“But I love him.”
"So love him.”
“But I miss him.”
“So miss him. Send him some love and light every time you think about him, and then drop it... But here’s what you gotta understand, Groceries. If you clear out all that space in your mind that you’re using right now to obsess about this guy, you’ll have a vacuum there, an open spot—a doorway. And guess what the universe will do with that doorway? It will rush in—God will rush in—and fill you with more love than you ever dreamed. So stop using David to block that door. Let it go.”
“But I wish me and David could—” He cuts me off. “See, now that’s your problem. You’re wishin’ too much, baby. You gotta stop wearing your wishbone where your backbone oughtta be.”
Dialogue between Liz and her friend, David from Texas, in Gilbert's Eat, Pray, Love
There's something we lovely, marvelous humans suck at, terribly. Our humanity is sealed up in an unhappiness founded in our inability to simply let go, and move on. We're afraid to go ahead, to let ourselves, our personality, our identity evolve and grow.
We're often left wondering, wishing.
I love the bike. I miss the bike. I miss the pride I felt after completely exhausting myself while being the only girl to hang on with a bunch of boys. I long for the pleasure of watching the miles pile up, time spent in sweet pleasure, spinning up my life, pedal stroke by pedal stroke. But listen... the bike and I were in a bad romance last year. And I know that now.
Dear Gaga: I get it.
I miss it. But I also know that's not where I am right now. My location is someplace else, off the Island of Misfit Kids on Bikes, of the grid that I've come to know as my life. I've spent so much time in the past twelve months, wearing my wishbone where my backbone belongs, wishing I was still fast, still wanting to fight whatever the hell actually even happened. But isn't that part of my problem anyway? Chasing something, instead of letting it organically happen?
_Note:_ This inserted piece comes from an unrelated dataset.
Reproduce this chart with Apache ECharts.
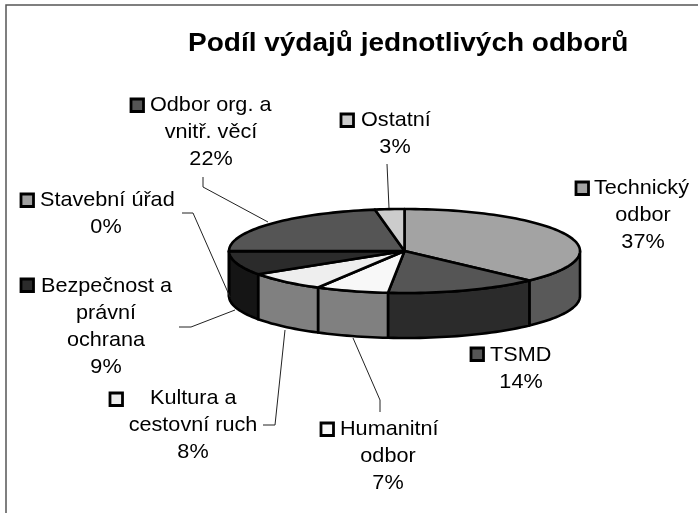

I'm still spending time on the bike here and there. But I don't know if I can ever have that level of dedication again. To the bike, or to anything else, other than the people I love, for that matter.
I still love it. I miss it. And that is fine. Those feelings are fine... they don't have to be wrapped up in this angsty, overwhelming, painful longing. I want to enjoy where I am. It's beautiful. It's where I do things like this.
We can't cling to what we've always done, especially as our awareness grows. That goes for our personal lives, and the world around us. Tradition does not inherently make anything right. We have to let ourselves grow. We have to stop stuffing ourselves into whatever doesn't fit us anymore, to let our hearts, minds, and (oy vey) sometimes even our bodies, expand, evolve, and change, hopefully for the better.
Open the door. Open the door to growth, to improvement. Let your feelings flow and be felt, but don't allow them to keep you where you are, wishing for something that isn't yours any longer.